:: PROBLEM DETAILS ::
Copy out all the lines where "matplotlib" shows up.

:: PROVIDED DATA ::
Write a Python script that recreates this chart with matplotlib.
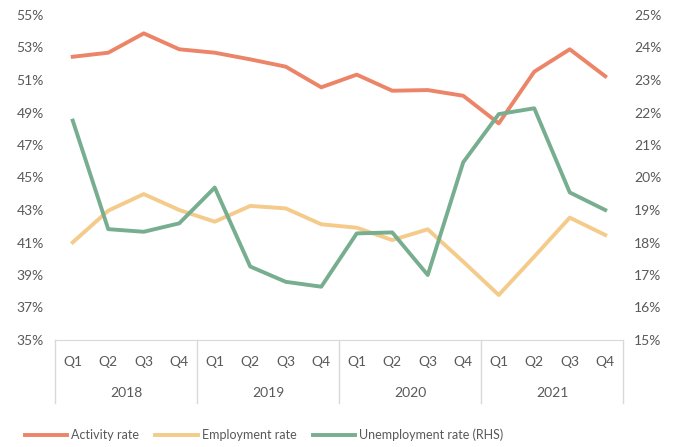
import numpy as np
import matplotlib.pyplot as plt
import matplotlib.transforms as mtransforms

plt.rcParams['font.family'] = ['Lato', 'DejaVu Sans']

# Donnees
years = ['2018', '2019', '2020', '2021']
quarters = ['Q1', 'Q2', 'Q3', 'Q4']
activity = [52.43, 52.68, 53.87, 52.89, 52.68, 52.27, 51.82, 50.55,
            51.33, 50.34, 50.38, 50.03, 48.33, 51.51, 52.89, 51.23]
employment = [41.01, 42.96, 43.98, 43.0, 42.28, 43.25, 43.1, 42.12,
              41.91, 41.15, 41.81, 39.82, 37.77, 40.13, 42.53, 41.46]
unemployment = [21.75, 18.41, 18.33, 18.59, 19.69, 17.26, 16.79, 16.64,
                18.28, 18.31, 17.0, 20.47, 21.95, 22.13, 19.54, 19.0]

c_act = '#EC8468'
c_emp = '#F4CB8B'
c_une = '#78AE90'
grey = '#595959'
line = '#D9D9D9'

fig = plt.figure(figsize=(6.81, 4.47), dpi=100)
ax = fig.add_axes([55/681, 1-340/447, 568/681, 325/447])
ax2 = ax.twinx()

x = np.arange(len(activity))
l1, = ax.plot(x, activity, color=c_act, lw=2.8)
l2, = ax.plot(x, employment, color=c_emp, lw=2.8)
l3, = ax2.plot(x, unemployment, color=c_une, lw=2.8)

ax.set_xlim(-0.5, 15.5)
ax.set_ylim(35, 55)
ax2.set_ylim(15, 25)
ax.set_yticks(np.arange(35, 56, 2))
ax.set_yticklabels(['{}%'.format(v) for v in range(35, 56, 2)])
ax2.set_yticks(np.arange(15, 26, 1))
ax2.set_yticklabels(['{}%'.format(v) for v in range(15, 26)])

for a in (ax, ax2):
    for s in a.spines.values():
        s.set_visible(False)
    a.tick_params(axis='y', length=0, labelsize=10, labelcolor=grey, pad=8)
ax.set_xticks([])
ax.spines['bottom'].set_visible(True)
ax.spines['bottom'].set_color(line)

# Axe des categories a deux niveaux
trans = mtransforms.blended_transform_factory(ax.transData, ax.transAxes)
for i in range(len(x)):
    ax.text(x[i], -0.068, quarters[i % 4], transform=trans, ha='center',
            va='center', fontsize=10, color=grey)
for j, yr in enumerate(years):
    ax.text(4*j + 1.5, -0.163, yr, transform=trans, ha='center',
            va='center', fontsize=10, color=grey)
for b in [-0.5, 3.5, 7.5, 11.5, 15.5]:
    ax.plot([b, b], [0, -0.194], transform=trans, color=line, lw=1,
            clip_on=False)

fig.legend([l1, l2, l3], ['Activity rate', 'Employment rate',
           'Unemployment rate (RHS)'], loc='center', ncol=3,
           bbox_to_anchor=(264/681, 1-435/447), frameon=False, fontsize=9,
           labelcolor=grey, handlelength=3.4, handletextpad=0.3,
           columnspacing=1.3)

fig.savefig('out.png', dpi=100)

:: TASK RESULT ::
Write a Python script that recreates this chart with matplotlib.
import matplotlib.pyplot as plt
import matplotlib.transforms as mtransforms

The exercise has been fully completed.